Blacknode can compose NVIDIA's modular retrieval components as a visible, typed workflow. The included comparator runs the same semantic retrieval path twice: once with the user's original question and once after Nemotron applies Query-to-Expansion (Q2E).
original query -> query embedding -> vector search
documents -> chunking -> passage embeddings
Q2E query -> query embedding -> vector search
|
v
NVIDIA reranking
|
v
cited NIM answer
The graph exposes the rewritten query, retrieval orders, reranked passages, citations, model calls, and node timings. This makes it possible to inspect whether query rewriting improved retrieval instead of treating RAG as one opaque call.
| Node | Purpose |
|---|---|
NIMQueryRewrite |
Uses a Nemotron chat NIM to extract a core query and optionally apply Q2E. |
NVIDIAEmbedding |
Calls a hosted or local NVIDIA Embedding NIM in query or passage mode. |
NVIDIAVectorSearch |
Runs deterministic cosine similarity over returned embeddings. |
NVIDIARerank |
Sends retrieved candidates to a hosted or local NVIDIA Reranking NIM. |
NIMCitationAnswer |
Generates an evidence-constrained answer with numbered citations. |
RetrievalCompare |
Reports changes between original, rewritten, and reranked result orders. |
The default retrieval models are:
nvidia/llama-nemotron-embed-1b-v2nvidia/llama-nemotron-rerank-1b-v2
Query rewriting and cited generation default to
nvidia/nemotron-mini-4b-instruct for responsive interactive demos. The model
field remains configurable for larger hosted or local Nemotron models.
You can set a hosted NVIDIA API key through the environment:
$env:NVIDIA_API_KEY="nvapi-..."Open the editor:
start.batAlternatively, select any NVIDIA node and enter the key once in the
Shared Credential · NVIDIA NIM card. Blacknode saves it in the editor key
store and automatically reuses it for every NVIDIA service node. The canvas
shows NIM key shared when the key is available and NIM key missing when
it still needs to be configured.
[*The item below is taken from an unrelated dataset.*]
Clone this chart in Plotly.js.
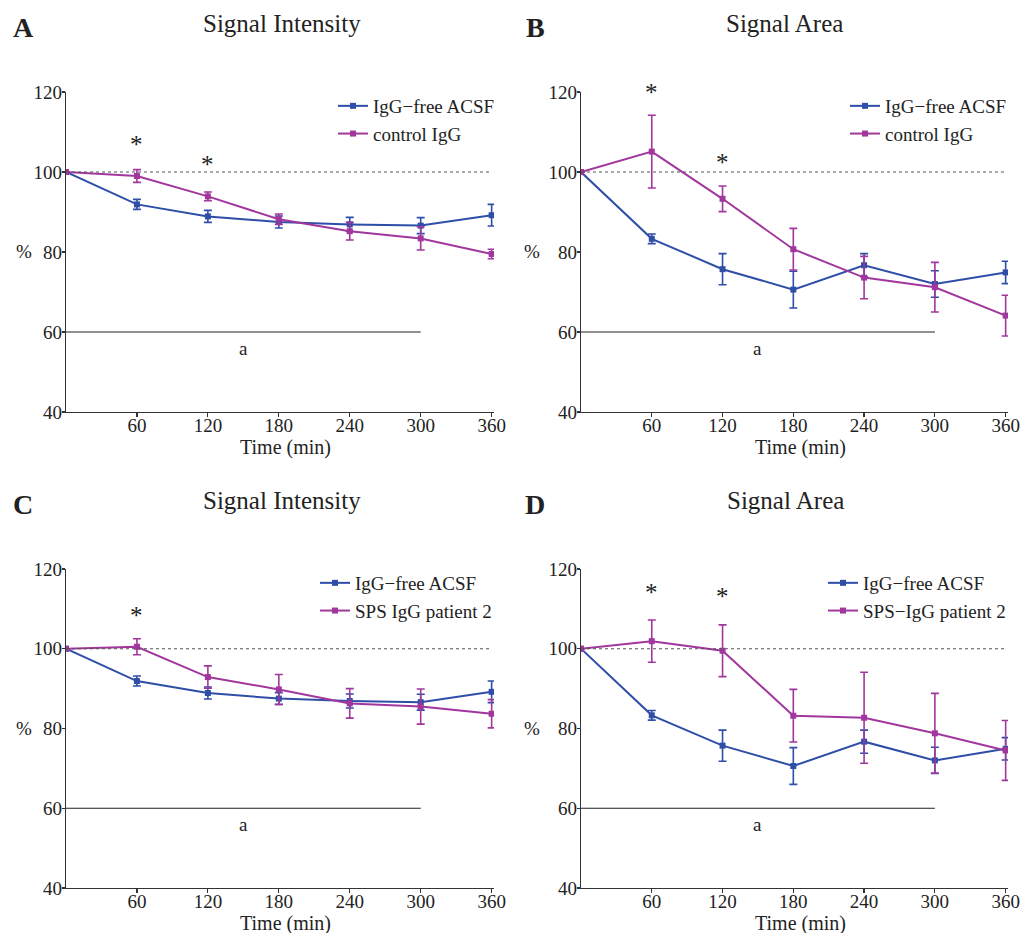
<!DOCTYPE html>
<html>
<head>
<meta charset="utf-8">
<script src="https://cdn.plot.ly/plotly-3.0.1.min.js"></script>
<style>html,body{margin:0;padding:0;background:#fff;}#chart{width:1021px;height:933px;}</style>
</head>
<body>
<div id="chart"></div>
<script>
// ---- data ----
const times = [0, 60, 120, 180, 240, 300, 360];
const xTickVals = [60, 120, 180, 240, 300, 360];
const yTickVals = [40, 60, 80, 100, 120];

const acsfIntensity    = [100, 91.9, 88.9, 87.5, 86.9, 86.6, 89.2];
const acsfIntensityErr = [0, 1.25, 1.5, 1.5, 1.75, 2.0, 2.7];
const controlIntensity    = [100, 99.0, 93.9, 88.2, 85.2, 83.4, 79.5];
const controlIntensityErr = [0, 1.6, 1.1, 1.3, 2.2, 2.9, 1.2];

const acsfArea    = [100, 83.3, 75.7, 70.6, 76.7, 72.0, 74.9];
const acsfAreaErr = [0, 1.2, 3.9, 4.6, 2.9, 3.3, 2.8];
const controlArea    = [100, 105.1, 93.3, 80.7, 73.6, 71.2, 64.1];
const controlAreaErr = [0, 9.1, 3.2, 5.2, 5.3, 6.2, 5.1];

const spsIntensity    = [100, 100.5, 92.9, 89.8, 86.3, 85.5, 83.7];
const spsIntensityErr = [0, 2.0, 2.8, 3.75, 3.7, 4.4, 3.55];
const spsArea    = [100, 101.9, 99.5, 83.2, 82.7, 78.8, 74.5];
const spsAreaErr = [0, 5.3, 6.5, 6.6, 11.4, 10.0, 7.5];

const panelLetters = ['A', 'B', 'C', 'D'];
const panelTitles = ['Signal Intensity', 'Signal Area', 'Signal Intensity', 'Signal Area'];
const seriesNames = [
  ['IgG\u2212free ACSF', 'control IgG'],
  ['IgG\u2212free ACSF', 'control IgG'],
  ['IgG\u2212free ACSF', 'SPS IgG patient 2'],
  ['IgG\u2212free ACSF', 'SPS\u2212IgG patient 2']
];
const xTitle = 'Time (min)';
const yTitle = '%';

// ---- styling / layout ----
const W = 1021, H = 933;
const BLUE = '#2f4ea8', MAG = '#a1379d';
const FONT = 'Liberation Serif, DejaVu Serif, serif';
const TXT = '#222';

const panelData = [
  [[acsfIntensity, acsfIntensityErr], [controlIntensity, controlIntensityErr]],
  [[acsfArea, acsfAreaErr], [controlArea, controlAreaErr]],
  [[acsfIntensity, acsfIntensityErr], [spsIntensity, spsIntensityErr]],
  [[acsfArea, acsfAreaErr], [spsArea, spsAreaErr]]
];
// pixel geometry of each plot area: [left, right, top, bottom]
const geo = [
  [66, 494, 92, 412],
  [581, 1008, 92, 412],
  [66, 494, 569, 888],
  [581, 1008, 569, 888]
];
const legendLeft = [333, 845, 315, 823];
const titleX = [282, 784, 282, 785];
const letterX = [23, 535, 23, 535];
const pctX = [24, 532, 24, 532];
const stars = [
  [[60, 107.5], [120, 102.5]],
  [[60, 120.5], [120, 103]],
  [[60, 108.9]],
  [[60, 114.7], [120, 113.5]]
];

const px = v => v / W;
const py = v => 1 - v / H;

const traces = [];
const layout = {
  width: W, height: H,
  margin: {l: 0, r: 0, t: 0, b: 0},
  paper_bgcolor: '#fff', plot_bgcolor: '#fff',
  font: {family: FONT, color: TXT, size: 18},
  showlegend: true,
  annotations: [], shapes: []
};

function note(xref, yref, x, y, text, size) {
  return {xref: xref, yref: yref, x: x, y: y, text: text, showarrow: false,
    xanchor: 'center', yanchor: 'middle', font: {size: size, family: FONT, color: TXT}};
}

for (let i = 0; i < 4; i++) {
  const s = i === 0 ? '' : String(i + 1);
  const xa = 'x' + s, ya = 'y' + s;
  const [l, r, t, b] = geo[i];
  const legendId = i === 0 ? 'legend' : 'legend' + (i + 1);
  [BLUE, MAG].forEach((col, k) => {
    traces.push({
      type: 'scatter', mode: 'lines+markers',
      x: times, y: panelData[i][k][0],
      error_y: {type: 'data', array: panelData[i][k][1], visible: true, color: col, thickness: 1.6, width: 4},
      line: {color: col, width: 2},
      marker: {color: col, symbol: 'square', size: 6},
      name: seriesNames[i][k],
      xaxis: xa, yaxis: ya, legend: legendId
    });
  });
  layout['xaxis' + s] = {
    domain: [px(l), px(r)], range: [0, 362], anchor: ya,
    tickvals: xTickVals, ticks: 'outside', ticklen: 4, tickwidth: 1.2, tickcolor: '#333',
    showline: true, linecolor: '#333', linewidth: 1.3, showgrid: false, zeroline: false,
    tickfont: {size: 19, family: FONT, color: TXT}, ticklabelstandoff: -8
  };
  layout['yaxis' + s] = {
    domain: [py(b), py(t)], range: [40, 120], anchor: xa,
    tickvals: yTickVals, ticks: 'outside', ticklen: 3, tickwidth: 1.2, tickcolor: '#333',
    showline: true, linecolor: '#333', linewidth: 1.3, showgrid: false, zeroline: false,
    tickfont: {size: 19, family: FONT, color: TXT}, ticklabelstandoff: -4
  };
  layout[legendId] = {
    x: px(legendLeft[i]), y: py(t - 5), xanchor: 'left', yanchor: 'top',
    bgcolor: 'rgba(0,0,0,0)', font: {size: 19, family: FONT, color: TXT},
    itemwidth: 30, tracegroupgap: 0
  };
  // reference lines
  layout.shapes.push({type: 'line', xref: xa, yref: ya, x0: 0, x1: 360, y0: 100, y1: 100,
    line: {color: '#555', width: 1, dash: '3px,3px'}});
  layout.shapes.push({type: 'line', xref: xa, yref: ya, x0: 0, x1: 300, y0: 60, y1: 60,
    line: {color: '#222', width: 1.2}});
  // texts
  layout.annotations.push(note(xa, ya, 150, 56, 'a', 19));
  stars[i].forEach(p => layout.annotations.push(note(xa, ya, p[0], p[1] - 0.5, '*', 25)));
  layout.annotations.push(note('paper', 'paper', px(pctX[i]), py((t + b) / 2), yTitle, 19));
  layout.annotations.push(note('paper', 'paper', px(titleX[i]), py(t - 68), panelTitles[i], 25));
  layout.annotations.push(note('paper', 'paper', px(letterX[i]), py(t - 65), '<b>' + panelLetters[i] + '</b>', 28));
  layout.annotations.push(note('paper', 'paper', px(l + 219), py(b + 35), xTitle, 20));
}

Plotly.newPlot('chart', traces, layout, {displayModeBar: false, staticPlot: true});
</script>
</body>
</html>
The api_key input port remains available
for workflows that need an explicit per-node override.
Load NVIDIA Visual RAG Comparator from Templates and cook:
- Q2E Rewritten Query
- Retrieval Comparison
- Cited Answer
- Citations
The default corpus is intentionally small. Replace the corpus Text node with
a file, database, or extraction workflow for a real use case.
- Open NVIDIA Visual RAG Comparator and select an NVIDIA node.
- Confirm that its inspector says Key found and the canvas badge says NIM key shared.
- If the key is missing, enter it once in the shared credential card.
- Select another NVIDIA node. It should immediately show the same shared-key status without asking for another key.
- Cook Retrieval Comparison or Cited Answer to verify the shared credential works in a live NVIDIA request.
Hosted defaults:
Embedding: https://integrate.api.nvidia.com/v1/embeddings
Reranking: https://ai.api.nvidia.com/v1/retrieval/nvidia/llama-nemotron-rerank-1b-v2/reranking
Chat NIM: https://integrate.api.nvidia.com/v1
For local NIM containers:
- Set
NVIDIAEmbedding.endpoint_urlto a service base such ashttp://127.0.0.1:8000/v1; Blacknode appends/embeddings. - Set
NVIDIARerank.endpoint_urlto a service base such ashttp://127.0.0.1:8001/v1; Blacknode appends/ranking. - Point
NIMQueryRewriteandNIMCitationAnswerat the OpenAI-compatible chat NIM base URL.
Embedding and reranking commonly run as separate NIM services, so they can use different ports or hosts.
This first implementation keeps document embeddings in workflow values and performs cosine search in the Blacknode process. That makes the comparison portable and inspectable, but it is not a production vector database.
For a larger deployment, keep the same rewrite, rerank, citation, and comparison
nodes while replacing NVIDIAVectorSearch with Milvus, LanceDB, or another
vector store backed by the full NeMo Retriever ingestion pipeline.
Q2D, chain-of-thought rewrite comparison, automatic groundedness scoring, persistent indexes, and benchmark datasets are intentionally deferred until the basic Q2E experiment has real evaluation data.